The issue was detected when testing nbackup during TPCC run with 64 concurrent connections.
Engine could hung immediately after begin\end backup, i.e. after physical state change.
Few threads waits infinitely in RWLock::beginRead() for BackupManager::localStateLock.
Wait can't succeed as there is no owner of localStateLock.
Also, lock value is -1 which should never happens.
All other threads waits for bdb latches already acquired by threads above.
The problem happens because of race condition:
- backup thread acquires localStateLock in Write mode (see BackupManager::StateWriteGuard) and set TDBB_backup_write_locked flag (see BackupManager::lockStateWrite),
then it marks header page and set BDB_nbak_state_lock flag on its BufferDesc
note, this mark does not acquire localStateLock in Read mode because of BDB_nbak_state_lock (see CCH\set_diff_page() and BackupManager::lockStateRead)

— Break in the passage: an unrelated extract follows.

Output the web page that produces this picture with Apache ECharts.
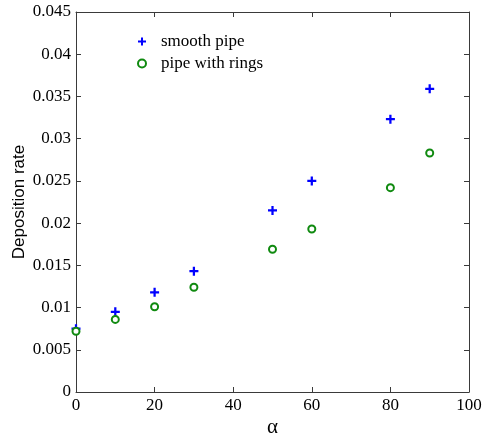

then backup thread release header page (it does not release localStateLock)
- another thread commits and flush dirty pages, it writes dirty header page and release localStateLock (see CCH\clear_dirty_flag_and_nbak_state)
as BufferDesc have BDB_nbak_state_lock flag set and tdbb is not marked with TDBB_backup_write_locked flag
- backup thread release localStateLock in Write mode (see ~StateWriteGuard)
I.e. we have excess RWLock::endRead call which broke lock state and leads to the hangup.
To make problem happens there should be very short transactions to fit (from start to finish) into small time window
between release of header page and localStateLock by backup thread.